:: GIVEN DATA ::
>>>>

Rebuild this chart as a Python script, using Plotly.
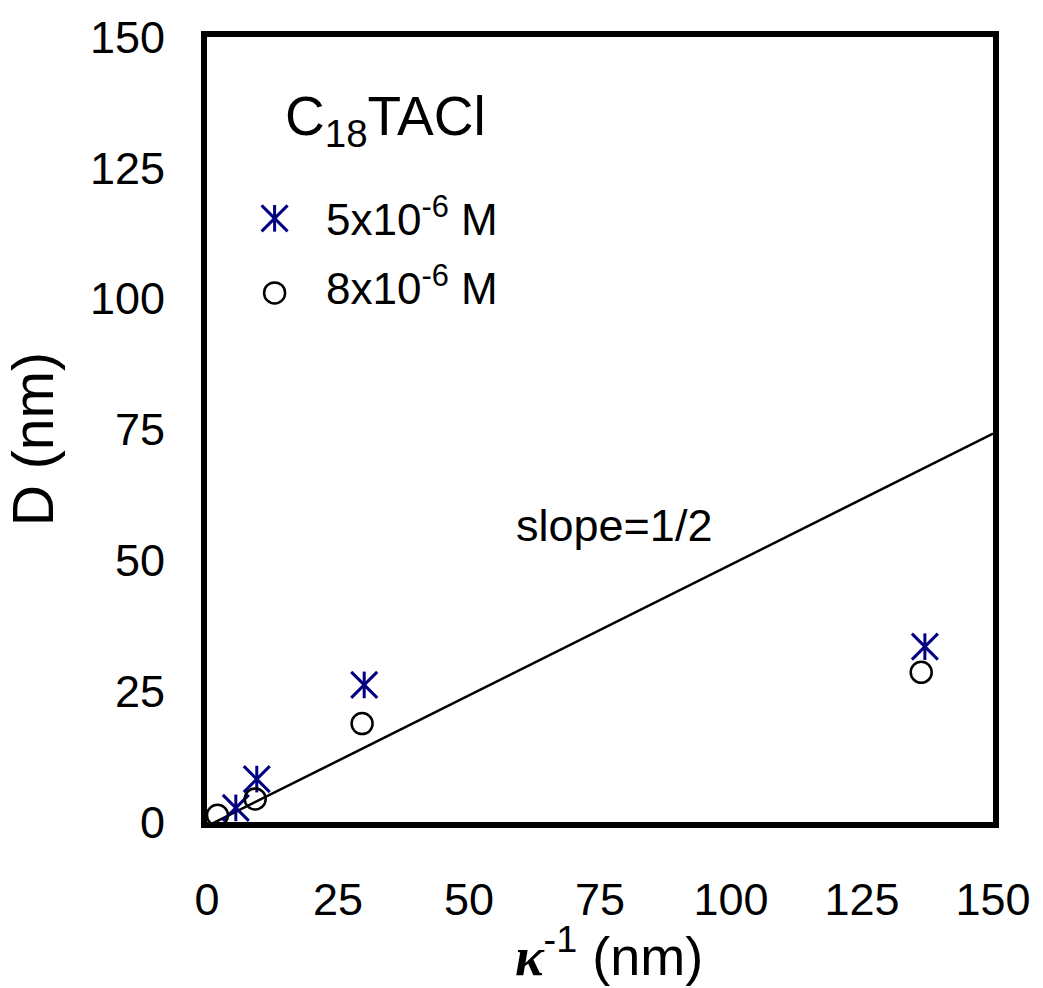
import plotly.graph_objects as go

# ---- data ----
x_5e6 = [5.5, 9.5, 30.0, 137.0]
y_5e6 = [2.7, 8.2, 26.2, 33.5]
x_8e6 = [2.0, 9.2, 29.6, 136.3]
y_8e6 = [1.3, 4.4, 18.8, 28.6]
line_x = [0, 150]
slope = 0.5
intercept = -0.8
line_y = [slope * v + intercept for v in line_x]
tick_vals = [0, 25, 50, 75, 100, 125, 150]
tick_text = ["0", "25", "50", "75", "100", "125", "150"]
label_5e6 = "5x10<sup>-6</sup> M"
label_8e6 = "8x10<sup>-6</sup> M"
legend_title = "C<sub>18</sub>TACl"

NAVY = "#000080"
FONT = "Liberation Sans, Arial, sans-serif"

fig = go.Figure()

fig.add_trace(go.Scatter(x=line_x, y=line_y, mode="lines",
                         line=dict(color="black", width=2.5), showlegend=False,
                         cliponaxis=True))

star_x = dict(symbol="x-thin-open", size=26, color=NAVY, line=dict(color=NAVY, width=3))
star_v = dict(symbol="line-ns-open", size=19, color=NAVY, line=dict(color=NAVY, width=3))
circ = dict(symbol="circle-open", size=21, color="black", line=dict(color="black", width=2.5))

# star (6-arm asterisk) = X + vertical line
fig.add_trace(go.Scatter(x=x_5e6, y=y_5e6, mode="markers", showlegend=False, marker=star_x))
fig.add_trace(go.Scatter(x=x_5e6, y=y_5e6, mode="markers", showlegend=False, marker=star_v))
fig.add_trace(go.Scatter(x=x_8e6, y=y_8e6, mode="markers", showlegend=False, marker=circ))

# manual legend markers on an overlay axis in [0,1] units
leg_x = [0.086, 0.086]
leg_y = [0.769, 0.674]
fig.add_trace(go.Scatter(x=[leg_x[0]], y=[leg_y[0]], mode="markers", showlegend=False,
                         xaxis="x2", yaxis="y2", marker=star_x))
fig.add_trace(go.Scatter(x=[leg_x[0]], y=[leg_y[0]], mode="markers", showlegend=False,
                         xaxis="x2", yaxis="y2", marker=star_v))
fig.add_trace(go.Scatter(x=[leg_x[1]], y=[leg_y[1]], mode="markers", showlegend=False,
                         xaxis="x2", yaxis="y2", marker=circ))

axis_common = dict(
    range=[0, 150], tickvals=tick_vals, ticktext=tick_text,
    showgrid=False, zeroline=False, showline=True, mirror=True,
    linecolor="black", linewidth=6, ticks="",
    tickfont=dict(family=FONT, size=45, color="black"),
)

fig.update_layout(
    width=1043, height=988,
    margin=dict(l=207, r=48, t=31, b=166),
    plot_bgcolor="white", paper_bgcolor="white",
    xaxis=dict(**axis_common, ticklabelstandoff=33),
    yaxis=dict(**axis_common, ticklabelstandoff=27),
    xaxis2=dict(range=[0, 1], overlaying="x", visible=False),
    yaxis2=dict(range=[0, 1], overlaying="y", visible=False),
    showlegend=False,
    annotations=[
        dict(text=legend_title, xref="paper", yref="paper", x=0.097, y=0.894,
             xanchor="left", yanchor="middle", showarrow=False,
             font=dict(family=FONT, size=55, color="black")),
        dict(text=label_5e6, xref="paper", yref="paper", x=0.149, y=0.771,
             xanchor="left", yanchor="middle", showarrow=False,
             font=dict(family=FONT, size=44, color="black")),
        dict(text=label_8e6, xref="paper", yref="paper", x=0.149, y=0.683,
             xanchor="left", yanchor="middle", showarrow=False,
             font=dict(family=FONT, size=44, color="black")),
        dict(text="slope=1/2", x=0.39, y=0.378, xref="paper", yref="paper",
             xanchor="left", yanchor="middle", showarrow=False,
             font=dict(family=FONT, size=45, color="black")),
        dict(text="D (nm)", xref="paper", yref="paper", x=-0.222, y=0.487,
             xanchor="center", yanchor="middle", textangle=-90, showarrow=False,
             font=dict(family=FONT, size=57, color="black")),
        dict(text="<span style=\"font-family:'Liberation Serif'\"><b><i>κ</i></b></span><sup>-1</sup> (nm)",
             xref="paper", yref="paper", x=0.511, y=-0.166,
             xanchor="center", yanchor="middle", showarrow=False,
             font=dict(family=FONT, size=54, color="black")),
    ],
)

fig.write_html("out.html")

<<<<

:: TASK TO CARRY OUT ::
The listing above must be printed again exactly, minus its pictures.

:: RESULT OF THIS EXERCISE ::
Rebuild this chart as a Python script, using Plotly.
import plotly.graph_objects as go

# ---- data ----
x_5e6 = [5.5, 9.5, 30.0, 137.0]
y_5e6 = [2.7, 8.2, 26.2, 33.5]
x_8e6 = [2.0, 9.2, 29.6, 136.3]
y_8e6 = [1.3, 4.4, 18.8, 28.6]
line_x = [0, 150]
slope = 0.5
intercept = -0.8
line_y = [slope * v + intercept for v in line_x]
tick_vals = [0, 25, 50, 75, 100, 125, 150]
tick_text = ["0", "25", "50", "75", "100", "125", "150"]
label_5e6 = "5x10<sup>-6</sup> M"
label_8e6 = "8x10<sup>-6</sup> M"
legend_title = "C<sub>18</sub>TACl"

NAVY = "#000080"
FONT = "Liberation Sans, Arial, sans-serif"

fig = go.Figure()

fig.add_trace(go.Scatter(x=line_x, y=line_y, mode="lines",
                         line=dict(color="black", width=2.5), showlegend=False,
                         cliponaxis=True))

star_x = dict(symbol="x-thin-open", size=26, color=NAVY, line=dict(color=NAVY, width=3))
star_v = dict(symbol="line-ns-open", size=19, color=NAVY, line=dict(color=NAVY, width=3))
circ = dict(symbol="circle-open", size=21, color="black", line=dict(color="black", width=2.5))

# star (6-arm asterisk) = X + vertical line
fig.add_trace(go.Scatter(x=x_5e6, y=y_5e6, mode="markers", showlegend=False, marker=star_x))
fig.add_trace(go.Scatter(x=x_5e6, y=y_5e6, mode="markers", showlegend=False, marker=star_v))
fig.add_trace(go.Scatter(x=x_8e6, y=y_8e6, mode="markers", showlegend=False, marker=circ))

# manual legend markers on an overlay axis in [0,1] units
leg_x = [0.086, 0.086]
leg_y = [0.769, 0.674]
fig.add_trace(go.Scatter(x=[leg_x[0]], y=[leg_y[0]], mode="markers", showlegend=False,
                         xaxis="x2", yaxis="y2", marker=star_x))
fig.add_trace(go.Scatter(x=[leg_x[0]], y=[leg_y[0]], mode="markers", showlegend=False,
                         xaxis="x2", yaxis="y2", marker=star_v))
fig.add_trace(go.Scatter(x=[leg_x[1]], y=[leg_y[1]], mode="markers", showlegend=False,
                         xaxis="x2", yaxis="y2", marker=circ))

axis_common = dict(
    range=[0, 150], tickvals=tick_vals, ticktext=tick_text,
    showgrid=False, zeroline=False, showline=True, mirror=True,
    linecolor="black", linewidth=6, ticks="",
    tickfont=dict(family=FONT, size=45, color="black"),
)

fig.update_layout(
    width=1043, height=988,
    margin=dict(l=207, r=48, t=31, b=166),
    plot_bgcolor="white", paper_bgcolor="white",
    xaxis=dict(**axis_common, ticklabelstandoff=33),
    yaxis=dict(**axis_common, ticklabelstandoff=27),
    xaxis2=dict(range=[0, 1], overlaying="x", visible=False),
    yaxis2=dict(range=[0, 1], overlaying="y", visible=False),
    showlegend=False,
    annotations=[
        dict(text=legend_title, xref="paper", yref="paper", x=0.097, y=0.894,
             xanchor="left", yanchor="middle", showarrow=False,
             font=dict(family=FONT, size=55, color="black")),
        dict(text=label_5e6, xref="paper", yref="paper", x=0.149, y=0.771,
             xanchor="left", yanchor="middle", showarrow=False,
             font=dict(family=FONT, size=44, color="black")),
        dict(text=label_8e6, xref="paper", yref="paper", x=0.149, y=0.683,
             xanchor="left", yanchor="middle", showarrow=False,
             font=dict(family=FONT, size=44, color="black")),
        dict(text="slope=1/2", x=0.39, y=0.378, xref="paper", yref="paper",
             xanchor="left", yanchor="middle", showarrow=False,
             font=dict(family=FONT, size=45, color="black")),
        dict(text="D (nm)", xref="paper", yref="paper", x=-0.222, y=0.487,
             xanchor="center", yanchor="middle", textangle=-90, showarrow=False,
             font=dict(family=FONT, size=57, color="black")),
        dict(text="<span style=\"font-family:'Liberation Serif'\"><b><i>κ</i></b></span><sup>-1</sup> (nm)",
             xref="paper", yref="paper", x=0.511, y=-0.166,
             xanchor="center", yanchor="middle", showarrow=False,
             font=dict(family=FONT, size=54, color="black")),
    ],
)

fig.write_html("out.html")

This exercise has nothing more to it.